23 de octubre de 2014
“Los hombres son
iguales en todas partes”. Ramiro Pinilla. Contra la frivolidad viajera, que también la hay, advirtió: “Fui marino
dos años, conocí América y África, pero no me atraía ningún escenario nuevo:
siempre encontraba lo mismo”. Viajar es como escribir: importa la mirada. Algunos,
avivados por las redes sociales, más que la vista, debieran operarse el
cerebro: no tardó el primer selfie
en un campo de concentración. Me gustaría que Adam Smith hubiera escrito
un libro titulado Los beneficios de
acumular experiencias; podría haber aplicado su visión económica.
El que viaja como un zombi y, preferentemente, en agosto es un zombi. No hay que
buscar fuera, sino en la lejanía de uno, o sea, dentro. Lo que no está en el interior, menos,
en el exterior.
Los buenos escritores renunciaron a documentarse y a acumular
experiencias directas; acudieron a los mundos paralelos.

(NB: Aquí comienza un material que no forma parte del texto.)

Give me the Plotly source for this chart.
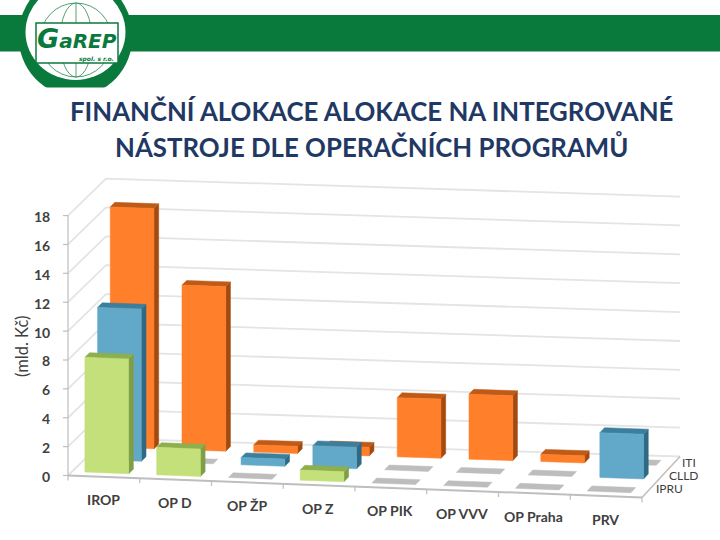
import plotly.graph_objects as go

categories = ['IROP', 'OP D', 'OP ŽP', 'OP Z', 'OP PIK', 'OP VVV', 'OP Praha', 'PRV']
iti = [16.65, 11.4, 0.5, 0.6, 4.1, 4.5, 0.5, 0]
clld = [10.55, 0, 0.5, 1.5, 0, 0, 0, 3.1]
ipru = [7.95, 1.9, 0, 0.7, 0, 0, 0, 0]
y_ticks = [0, 2, 4, 6, 8, 10, 12, 14, 16, 18]

# back row first so the front bars paint over it
series = [
    ('ITI', iti, 2, '#FF7F2A', '#BF5A17', '#A34A10'),
    ('CLLD', clld, 1, '#62A9C9', '#3B7F9D', '#2F6A85'),
    ('IPRU', ipru, 0, '#C3E07A', '#8DAF4C', '#7F9E45'),
]

GREEN = '#0A7A3C'
GRID = '#E4E4E4'
AXIS = '#BEBEBE'
TEXT = '#404040'
TITLE = '#1F3864'
FONT = 'Lato'

# oblique projection of the chart box onto the page
X0, Y0 = 68, 475.5
CAT_W = 71.75
DEPTH_X, DEPTH_Y = 38, 37
UNIT = 14.44


def project(cat, depth, value):
    slope = 2.75 - 0.5 * depth
    x = X0 + cat * CAT_W + depth * DEPTH_X
    y = Y0 + cat * slope - depth * DEPTH_Y - value * UNIT
    return x, y


fig = go.Figure()


def poly(points, color):
    xs = [p[0] for p in points] + [points[0][0]]
    ys = [p[1] for p in points] + [points[0][1]]
    fig.add_trace(go.Scatter(x=xs, y=ys, mode='lines', fill='toself', fillcolor=color,
                             line=dict(color=color, width=0.5), hoverinfo='skip', showlegend=False))


def line(points, color, width):
    fig.add_trace(go.Scatter(x=[p[0] for p in points], y=[p[1] for p in points], mode='lines',
                             line=dict(color=color, width=width), hoverinfo='skip', showlegend=False))


# walls
for v in y_ticks:
    line([project(0, 0, v), project(0, 1, v), project(8, 1, v)], GRID, 1.8)
    a = project(0, 0, v)
    line([(a[0] - 5, a[1]), a], AXIS, 1.2)
line([project(0, 0, 0), project(0, 0, 18)], AXIS, 1.2)

# floor edges
line([project(8, 0, 0), project(8, 1, 0)], AXIS, 1.5)
line([project(0, 0, 0), project(8, 0, 0)], AXIS, 2)
for i in range(len(categories) + 1):
    a = project(i, 0, 0)
    line([a, (a[0], a[1] + 5)], AXIS, 1.2)

# bars
GAP = 0.18
BAR = 0.61
ROW_IN = 0.315 / 3
ROW_D = 0.37 / 3
for name, values, row, front, top, side in series:
    for i, v in enumerate(values):
        c0, c1 = i + GAP, i + GAP + BAR
        d0, d1 = row / 3 + ROW_IN, row / 3 + ROW_IN + ROW_D
        if v == 0:
            # empty categories only show a flat grey footprint
            poly([project(c0, d0, 0), project(c1, d0, 0), project(c1, d1, 0), project(c0, d1, 0)], '#BDBDBD')
            continue
        poly([project(c1, d0, 0), project(c1, d1, 0), project(c1, d1, v), project(c1, d0, v)], side)
        poly([project(c0, d0, v), project(c1, d0, v), project(c1, d1, v), project(c0, d1, v)], top)
        poly([project(c0, d0, 0), project(c1, d0, 0), project(c1, d0, v), project(c0, d0, v)], front)

annotations = []


def label(x, y, text, size=13, color=TEXT, anchor='center', angle=0, family=FONT):
    annotations.append(dict(x=x, y=y, xref='x', yref='y', text=text, showarrow=False, xanchor=anchor,
                            yanchor='middle', textangle=angle, font=dict(family=family, size=size, color=color)))


for v in y_ticks:
    a = project(0, 0, v)
    label(52, a[1] + 1, '<b>%d</b>' % v, size=14, anchor='right')
label(22, 347, '(mld. Kč)', size=16.5, angle=-90)
for i, c in enumerate(categories):
    a = project(i + 0.49, 0, 0)
    label(a[0], a[1] + 23, '<b>%s</b>' % c, size=14)
for name, values, row, *_ in series:
    a = project(8, (row + 0.5) / 3, 0)
    label(a[0] + 6, a[1] - 2 + row * 0.5, name, size=12, anchor='left')

# title
label(371, 111, '<b>FINANČNÍ ALOKACE ALOKACE NA INTEGROVANÉ</b>', size=25.8, color=TITLE)
label(371, 146, '<b>NÁSTROJE DLE OPERAČNÍCH PROGRAMŮ</b>', size=25.8, color=TITLE)


# header band and logo
def circle(cx, cy, rx, ry, fill, line_color=None, width=0):
    return dict(type='circle', xref='x', yref='y', x0=cx - rx, x1=cx + rx, y0=cy - ry, y1=cy + ry,
                fillcolor=fill, line=dict(color=line_color or fill, width=width), layer='above')


shapes = [
    dict(type='rect', xref='x', yref='y', x0=0, x1=720, y0=15, y1=51.5, fillcolor=GREEN, line_width=0, layer='above'),
    circle(75.5, 36, 57, 60, GREEN),
    circle(75.5, 32, 50, 48, 'white'),
    circle(76, 40, 36, 37, 'white', GREEN, 0.7),
    circle(76, 40, 16, 37, 'white', GREEN, 0.7),
    dict(type='line', xref='x', yref='y', x0=76, x1=76, y0=3, y1=77, line=dict(color=GREEN, width=0.7), layer='above'),
    dict(type='rect', xref='x', yref='y', x0=0, x1=140, y0=87.5, y1=100, fillcolor='white', line_width=0, layer='above'),
    dict(type='rect', xref='x', yref='y', x0=36, x1=118, y0=23, y1=63, fillcolor='white',
         line=dict(color=GREEN, width=1.5), layer='above'),
]
label(77, 38, '<b><i><span style="font-size:27px">G</span>aREP</i></b>', size=20, color=GREEN, family='DejaVu Sans')
label(96, 58.5, '<b><i>spol. s r.o.</i></b>', size=6, color=GREEN, family='DejaVu Sans')

fig.update_layout(
    width=720, height=540,
    margin=dict(l=0, r=0, t=0, b=0),
    paper_bgcolor='white', plot_bgcolor='white',
    xaxis=dict(range=[0, 720], visible=False, fixedrange=True),
    yaxis=dict(range=[540, 0], visible=False, fixedrange=True),
    annotations=annotations,
    shapes=shapes,
    showlegend=False,
)
# the page body has a default margin that would push the chart off the window corner
fig.write_html("out.html", config=dict(displayModeBar=False), post_script="document.body.style.margin='0';")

Kafka, bien se sabe, habló de América
y de los indios sin salir de unas cuantas calles de Praga. A Pinilla, que
conoció el amor a los ochenta, le gustaba repetir los caminos trillados por
sus pies. Todos los días practicaba esa técnica de meditación que es el paseo. Repisar,
gran ámbito de conocimiento. Imagino a Kafka dando vueltas en círculo,
recorriendo el mundo entero sin que nadie se dé cuenta. Mejor que todas las
manos invisibles, una nariz asomada al abrir un panecillo. Si a Gógol le hubiera
salido La riqueza de las naciones, la
habría escondido, jamás llevado a imprenta.